» **Task goal**
In the records below, reproduce exactly the lines from the one containing "Write a LaTeX" through the one containing "(tagzahl) at (107,130)", both included, and omit the pictures.

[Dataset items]
.....

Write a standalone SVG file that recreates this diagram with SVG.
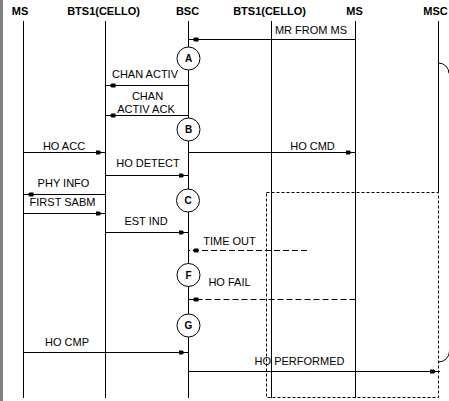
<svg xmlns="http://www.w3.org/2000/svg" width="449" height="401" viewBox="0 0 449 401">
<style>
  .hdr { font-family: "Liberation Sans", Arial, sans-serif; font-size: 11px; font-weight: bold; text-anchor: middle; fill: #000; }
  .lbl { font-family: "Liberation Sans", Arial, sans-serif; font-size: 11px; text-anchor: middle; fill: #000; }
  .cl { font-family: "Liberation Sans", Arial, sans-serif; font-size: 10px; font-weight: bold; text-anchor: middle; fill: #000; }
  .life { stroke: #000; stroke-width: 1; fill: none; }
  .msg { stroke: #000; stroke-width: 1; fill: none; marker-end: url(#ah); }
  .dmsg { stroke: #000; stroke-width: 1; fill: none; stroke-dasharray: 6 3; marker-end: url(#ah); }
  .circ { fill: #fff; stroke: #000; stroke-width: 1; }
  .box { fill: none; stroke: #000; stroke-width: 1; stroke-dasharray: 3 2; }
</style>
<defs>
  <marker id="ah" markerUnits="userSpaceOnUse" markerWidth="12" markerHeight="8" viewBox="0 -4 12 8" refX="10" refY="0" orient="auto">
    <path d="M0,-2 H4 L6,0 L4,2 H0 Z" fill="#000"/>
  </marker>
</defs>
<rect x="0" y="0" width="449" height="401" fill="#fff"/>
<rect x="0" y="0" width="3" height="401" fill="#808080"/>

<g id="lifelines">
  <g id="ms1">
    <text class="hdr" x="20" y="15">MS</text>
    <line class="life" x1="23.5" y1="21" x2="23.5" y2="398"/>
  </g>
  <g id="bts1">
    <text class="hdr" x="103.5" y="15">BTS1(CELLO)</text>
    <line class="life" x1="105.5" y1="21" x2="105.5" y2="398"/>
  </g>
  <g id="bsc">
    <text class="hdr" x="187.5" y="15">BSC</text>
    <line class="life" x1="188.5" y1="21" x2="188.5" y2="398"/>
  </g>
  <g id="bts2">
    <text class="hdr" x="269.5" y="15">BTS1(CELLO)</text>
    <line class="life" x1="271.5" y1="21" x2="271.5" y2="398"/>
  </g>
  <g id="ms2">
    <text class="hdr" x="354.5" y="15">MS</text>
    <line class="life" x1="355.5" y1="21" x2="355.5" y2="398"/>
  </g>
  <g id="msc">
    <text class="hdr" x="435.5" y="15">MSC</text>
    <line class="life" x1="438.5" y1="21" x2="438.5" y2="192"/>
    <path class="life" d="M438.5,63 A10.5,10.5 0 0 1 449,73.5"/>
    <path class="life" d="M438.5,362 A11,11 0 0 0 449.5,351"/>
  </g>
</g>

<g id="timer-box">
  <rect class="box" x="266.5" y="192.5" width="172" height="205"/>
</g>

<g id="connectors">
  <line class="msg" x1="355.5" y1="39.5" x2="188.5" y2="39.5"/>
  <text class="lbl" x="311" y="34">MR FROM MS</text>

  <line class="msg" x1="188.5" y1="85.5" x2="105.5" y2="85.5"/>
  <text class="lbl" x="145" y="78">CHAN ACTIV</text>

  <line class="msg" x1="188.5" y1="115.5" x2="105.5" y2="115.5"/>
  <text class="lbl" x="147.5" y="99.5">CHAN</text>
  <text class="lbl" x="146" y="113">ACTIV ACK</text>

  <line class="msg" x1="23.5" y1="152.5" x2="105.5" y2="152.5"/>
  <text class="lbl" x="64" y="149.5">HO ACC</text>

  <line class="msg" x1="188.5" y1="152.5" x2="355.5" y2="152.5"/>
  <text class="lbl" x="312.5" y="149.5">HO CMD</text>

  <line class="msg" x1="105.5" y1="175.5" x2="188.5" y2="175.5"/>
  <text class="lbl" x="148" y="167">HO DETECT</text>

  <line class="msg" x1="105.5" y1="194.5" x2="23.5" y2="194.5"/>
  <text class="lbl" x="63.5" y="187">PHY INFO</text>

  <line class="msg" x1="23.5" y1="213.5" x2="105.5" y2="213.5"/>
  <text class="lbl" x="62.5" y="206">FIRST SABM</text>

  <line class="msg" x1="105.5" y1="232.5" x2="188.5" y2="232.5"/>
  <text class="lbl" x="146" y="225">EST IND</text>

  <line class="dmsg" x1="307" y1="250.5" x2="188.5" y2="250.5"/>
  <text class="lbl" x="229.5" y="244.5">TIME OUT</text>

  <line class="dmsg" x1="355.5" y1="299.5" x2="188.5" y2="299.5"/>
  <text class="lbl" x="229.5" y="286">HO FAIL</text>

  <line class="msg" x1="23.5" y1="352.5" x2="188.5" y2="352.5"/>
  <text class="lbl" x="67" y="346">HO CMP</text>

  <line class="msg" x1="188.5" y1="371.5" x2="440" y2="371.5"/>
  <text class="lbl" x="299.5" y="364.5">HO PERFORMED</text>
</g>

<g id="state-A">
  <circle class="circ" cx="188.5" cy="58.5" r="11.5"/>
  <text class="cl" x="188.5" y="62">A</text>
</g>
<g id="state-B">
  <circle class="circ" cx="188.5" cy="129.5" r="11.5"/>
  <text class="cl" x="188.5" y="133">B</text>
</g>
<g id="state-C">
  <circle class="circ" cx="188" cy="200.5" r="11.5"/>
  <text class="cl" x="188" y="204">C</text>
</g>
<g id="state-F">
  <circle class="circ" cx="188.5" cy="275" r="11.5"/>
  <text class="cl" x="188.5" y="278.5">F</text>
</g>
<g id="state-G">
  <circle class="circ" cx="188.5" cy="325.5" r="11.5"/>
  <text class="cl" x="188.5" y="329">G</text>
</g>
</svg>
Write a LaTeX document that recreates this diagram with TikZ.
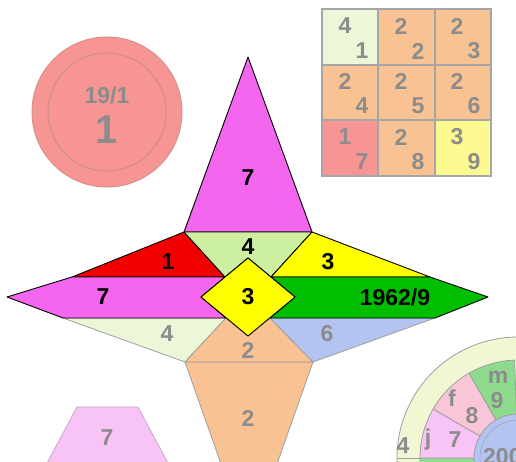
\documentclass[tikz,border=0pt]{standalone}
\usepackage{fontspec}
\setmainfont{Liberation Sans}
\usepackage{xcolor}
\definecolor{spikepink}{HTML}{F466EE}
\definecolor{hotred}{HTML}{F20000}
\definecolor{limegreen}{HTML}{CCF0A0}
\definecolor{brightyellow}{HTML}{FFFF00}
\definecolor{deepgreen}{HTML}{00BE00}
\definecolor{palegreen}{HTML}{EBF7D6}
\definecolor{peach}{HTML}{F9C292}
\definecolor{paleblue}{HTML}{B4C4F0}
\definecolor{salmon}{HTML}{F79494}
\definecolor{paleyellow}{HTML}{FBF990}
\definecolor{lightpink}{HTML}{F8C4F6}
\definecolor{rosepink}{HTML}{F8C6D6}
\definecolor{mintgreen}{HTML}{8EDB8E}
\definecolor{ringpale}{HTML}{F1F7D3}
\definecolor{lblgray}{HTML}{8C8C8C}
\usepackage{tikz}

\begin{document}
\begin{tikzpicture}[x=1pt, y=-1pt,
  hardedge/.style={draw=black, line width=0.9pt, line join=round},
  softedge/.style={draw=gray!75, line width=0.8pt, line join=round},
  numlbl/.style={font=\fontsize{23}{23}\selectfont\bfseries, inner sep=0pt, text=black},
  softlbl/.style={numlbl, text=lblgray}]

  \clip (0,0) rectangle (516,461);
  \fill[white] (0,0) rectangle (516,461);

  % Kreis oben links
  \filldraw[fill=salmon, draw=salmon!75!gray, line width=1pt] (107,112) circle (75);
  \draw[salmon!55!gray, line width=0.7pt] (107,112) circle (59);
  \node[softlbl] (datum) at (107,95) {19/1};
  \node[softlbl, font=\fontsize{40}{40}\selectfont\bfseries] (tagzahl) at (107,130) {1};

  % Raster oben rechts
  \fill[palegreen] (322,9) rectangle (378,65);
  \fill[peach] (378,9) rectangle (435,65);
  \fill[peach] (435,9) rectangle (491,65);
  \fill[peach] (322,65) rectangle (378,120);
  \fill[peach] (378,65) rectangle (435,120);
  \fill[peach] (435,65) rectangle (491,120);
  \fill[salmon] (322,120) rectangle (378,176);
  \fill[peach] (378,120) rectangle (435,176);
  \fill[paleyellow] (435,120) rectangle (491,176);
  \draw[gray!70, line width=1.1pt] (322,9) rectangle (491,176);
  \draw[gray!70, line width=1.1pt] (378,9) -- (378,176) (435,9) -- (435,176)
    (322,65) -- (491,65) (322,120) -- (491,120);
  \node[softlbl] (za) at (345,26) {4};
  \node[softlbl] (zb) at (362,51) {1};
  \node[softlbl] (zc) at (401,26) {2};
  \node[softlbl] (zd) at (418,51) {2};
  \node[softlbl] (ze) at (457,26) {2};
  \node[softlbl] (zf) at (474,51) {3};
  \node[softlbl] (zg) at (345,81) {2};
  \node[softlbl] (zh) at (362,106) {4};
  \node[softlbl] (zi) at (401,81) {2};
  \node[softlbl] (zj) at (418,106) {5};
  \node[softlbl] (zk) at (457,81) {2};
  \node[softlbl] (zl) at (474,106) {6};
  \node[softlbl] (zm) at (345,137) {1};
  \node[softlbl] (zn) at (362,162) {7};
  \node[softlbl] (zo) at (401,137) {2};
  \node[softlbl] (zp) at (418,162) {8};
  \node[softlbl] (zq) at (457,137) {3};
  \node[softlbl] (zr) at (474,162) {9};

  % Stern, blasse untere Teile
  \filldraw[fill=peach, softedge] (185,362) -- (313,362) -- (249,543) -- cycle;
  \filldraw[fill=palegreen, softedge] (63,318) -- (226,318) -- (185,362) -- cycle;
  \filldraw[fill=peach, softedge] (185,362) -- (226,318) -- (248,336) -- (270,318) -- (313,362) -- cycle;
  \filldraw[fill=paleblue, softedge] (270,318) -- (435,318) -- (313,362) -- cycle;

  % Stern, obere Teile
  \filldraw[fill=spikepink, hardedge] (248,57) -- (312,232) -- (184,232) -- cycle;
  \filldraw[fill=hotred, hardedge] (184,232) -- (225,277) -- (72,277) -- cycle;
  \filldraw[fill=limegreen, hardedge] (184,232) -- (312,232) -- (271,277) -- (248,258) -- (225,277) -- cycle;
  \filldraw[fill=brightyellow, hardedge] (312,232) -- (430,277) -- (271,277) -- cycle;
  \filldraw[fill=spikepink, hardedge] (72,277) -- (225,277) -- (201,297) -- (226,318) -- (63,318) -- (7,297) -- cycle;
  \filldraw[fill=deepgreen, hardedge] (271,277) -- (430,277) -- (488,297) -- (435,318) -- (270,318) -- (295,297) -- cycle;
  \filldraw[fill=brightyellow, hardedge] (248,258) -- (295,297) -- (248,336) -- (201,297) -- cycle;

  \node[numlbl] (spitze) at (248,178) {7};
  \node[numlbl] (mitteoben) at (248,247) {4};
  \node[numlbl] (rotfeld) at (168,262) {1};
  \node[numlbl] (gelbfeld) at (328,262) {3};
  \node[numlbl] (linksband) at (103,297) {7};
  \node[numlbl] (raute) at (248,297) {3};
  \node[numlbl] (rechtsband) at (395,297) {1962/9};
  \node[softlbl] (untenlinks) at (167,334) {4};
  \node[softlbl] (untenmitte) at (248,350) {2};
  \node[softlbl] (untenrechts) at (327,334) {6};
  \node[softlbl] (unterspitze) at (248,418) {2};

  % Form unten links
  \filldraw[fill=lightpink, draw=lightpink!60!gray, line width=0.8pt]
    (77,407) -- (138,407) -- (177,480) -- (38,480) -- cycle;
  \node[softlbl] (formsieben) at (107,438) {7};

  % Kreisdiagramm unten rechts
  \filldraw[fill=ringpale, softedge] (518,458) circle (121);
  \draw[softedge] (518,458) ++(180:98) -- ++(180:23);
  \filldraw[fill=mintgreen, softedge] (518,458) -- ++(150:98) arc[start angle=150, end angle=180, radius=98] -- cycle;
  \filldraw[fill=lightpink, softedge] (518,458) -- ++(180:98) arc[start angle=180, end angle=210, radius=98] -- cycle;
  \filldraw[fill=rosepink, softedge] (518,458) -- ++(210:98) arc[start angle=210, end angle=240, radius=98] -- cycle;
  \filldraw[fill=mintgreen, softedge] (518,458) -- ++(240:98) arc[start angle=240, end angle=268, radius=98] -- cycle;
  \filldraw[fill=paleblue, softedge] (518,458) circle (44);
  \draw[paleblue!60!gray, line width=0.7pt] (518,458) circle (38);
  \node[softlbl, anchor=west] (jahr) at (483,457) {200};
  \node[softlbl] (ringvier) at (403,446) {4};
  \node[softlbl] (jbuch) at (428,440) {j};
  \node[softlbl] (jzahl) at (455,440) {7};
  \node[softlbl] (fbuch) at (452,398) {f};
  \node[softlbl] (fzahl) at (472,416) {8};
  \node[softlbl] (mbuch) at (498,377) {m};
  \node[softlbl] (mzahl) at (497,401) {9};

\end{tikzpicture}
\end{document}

.....

» **Correct answer**
Write a LaTeX document that recreates this diagram with TikZ.
\documentclass[tikz,border=0pt]{standalone}
\usepackage{fontspec}
\setmainfont{Liberation Sans}
\usepackage{xcolor}
\definecolor{spikepink}{HTML}{F466EE}
\definecolor{hotred}{HTML}{F20000}
\definecolor{limegreen}{HTML}{CCF0A0}
\definecolor{brightyellow}{HTML}{FFFF00}
\definecolor{deepgreen}{HTML}{00BE00}
\definecolor{palegreen}{HTML}{EBF7D6}
\definecolor{peach}{HTML}{F9C292}
\definecolor{paleblue}{HTML}{B4C4F0}
\definecolor{salmon}{HTML}{F79494}
\definecolor{paleyellow}{HTML}{FBF990}
\definecolor{lightpink}{HTML}{F8C4F6}
\definecolor{rosepink}{HTML}{F8C6D6}
\definecolor{mintgreen}{HTML}{8EDB8E}
\definecolor{ringpale}{HTML}{F1F7D3}
\definecolor{lblgray}{HTML}{8C8C8C}
\usepackage{tikz}

\begin{document}
\begin{tikzpicture}[x=1pt, y=-1pt,
  hardedge/.style={draw=black, line width=0.9pt, line join=round},
  softedge/.style={draw=gray!75, line width=0.8pt, line join=round},
  numlbl/.style={font=\fontsize{23}{23}\selectfont\bfseries, inner sep=0pt, text=black},
  softlbl/.style={numlbl, text=lblgray}]

  \clip (0,0) rectangle (516,461);
  \fill[white] (0,0) rectangle (516,461);

  % Kreis oben links
  \filldraw[fill=salmon, draw=salmon!75!gray, line width=1pt] (107,112) circle (75);
  \draw[salmon!55!gray, line width=0.7pt] (107,112) circle (59);
  \node[softlbl] (datum) at (107,95) {19/1};
  \node[softlbl, font=\fontsize{40}{40}\selectfont\bfseries] (tagzahl) at (107,130) {1};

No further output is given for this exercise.